— Start —

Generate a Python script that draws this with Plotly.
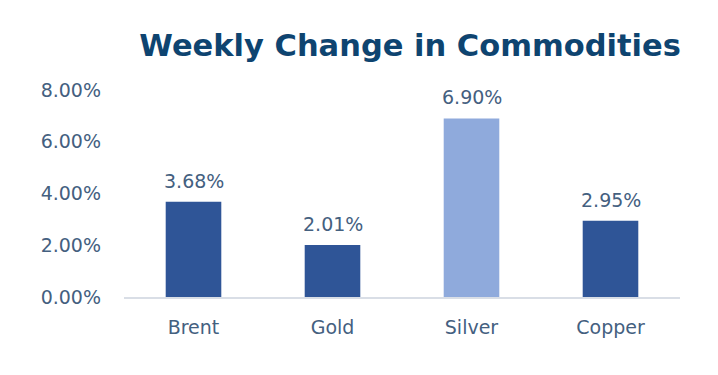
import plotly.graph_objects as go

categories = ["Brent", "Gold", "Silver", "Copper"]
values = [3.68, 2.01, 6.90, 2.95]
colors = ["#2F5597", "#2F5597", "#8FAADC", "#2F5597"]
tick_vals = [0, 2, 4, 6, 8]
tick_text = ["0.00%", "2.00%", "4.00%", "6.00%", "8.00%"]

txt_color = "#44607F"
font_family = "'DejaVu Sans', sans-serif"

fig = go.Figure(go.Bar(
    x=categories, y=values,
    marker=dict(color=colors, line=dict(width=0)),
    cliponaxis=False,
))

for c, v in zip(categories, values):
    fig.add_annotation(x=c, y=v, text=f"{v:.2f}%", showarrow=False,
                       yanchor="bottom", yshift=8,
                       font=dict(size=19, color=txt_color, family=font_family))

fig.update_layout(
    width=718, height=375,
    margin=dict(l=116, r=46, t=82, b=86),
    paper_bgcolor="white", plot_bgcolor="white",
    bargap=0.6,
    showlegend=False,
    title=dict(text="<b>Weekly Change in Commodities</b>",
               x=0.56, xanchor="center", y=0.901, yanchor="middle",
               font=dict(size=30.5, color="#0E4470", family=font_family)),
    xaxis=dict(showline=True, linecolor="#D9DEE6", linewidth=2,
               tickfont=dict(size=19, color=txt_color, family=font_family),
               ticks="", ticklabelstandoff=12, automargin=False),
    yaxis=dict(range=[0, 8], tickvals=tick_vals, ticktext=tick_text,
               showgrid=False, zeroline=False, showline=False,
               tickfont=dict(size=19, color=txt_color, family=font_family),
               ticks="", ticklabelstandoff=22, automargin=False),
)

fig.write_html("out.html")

— End —

**WHAT YOU HAVE TO DO:**
Leave every image out, and retype the material exactly.

**PROBLEM SOLUTION:**
Generate a Python script that draws this with Plotly.
import plotly.graph_objects as go

categories = ["Brent", "Gold", "Silver", "Copper"]
values = [3.68, 2.01, 6.90, 2.95]
colors = ["#2F5597", "#2F5597", "#8FAADC", "#2F5597"]
tick_vals = [0, 2, 4, 6, 8]
tick_text = ["0.00%", "2.00%", "4.00%", "6.00%", "8.00%"]

txt_color = "#44607F"
font_family = "'DejaVu Sans', sans-serif"

fig = go.Figure(go.Bar(
    x=categories, y=values,
    marker=dict(color=colors, line=dict(width=0)),
    cliponaxis=False,
))

for c, v in zip(categories, values):
    fig.add_annotation(x=c, y=v, text=f"{v:.2f}%", showarrow=False,
                       yanchor="bottom", yshift=8,
                       font=dict(size=19, color=txt_color, family=font_family))

fig.update_layout(
    width=718, height=375,
    margin=dict(l=116, r=46, t=82, b=86),
    paper_bgcolor="white", plot_bgcolor="white",
    bargap=0.6,
    showlegend=False,
    title=dict(text="<b>Weekly Change in Commodities</b>",
               x=0.56, xanchor="center", y=0.901, yanchor="middle",
               font=dict(size=30.5, color="#0E4470", family=font_family)),
    xaxis=dict(showline=True, linecolor="#D9DEE6", linewidth=2,
               tickfont=dict(size=19, color=txt_color, family=font_family),
               ticks="", ticklabelstandoff=12, automargin=False),
    yaxis=dict(range=[0, 8], tickvals=tick_vals, ticktext=tick_text,
               showgrid=False, zeroline=False, showline=False,
               tickfont=dict(size=19, color=txt_color, family=font_family),
               ticks="", ticklabelstandoff=22, automargin=False),
)

fig.write_html("out.html")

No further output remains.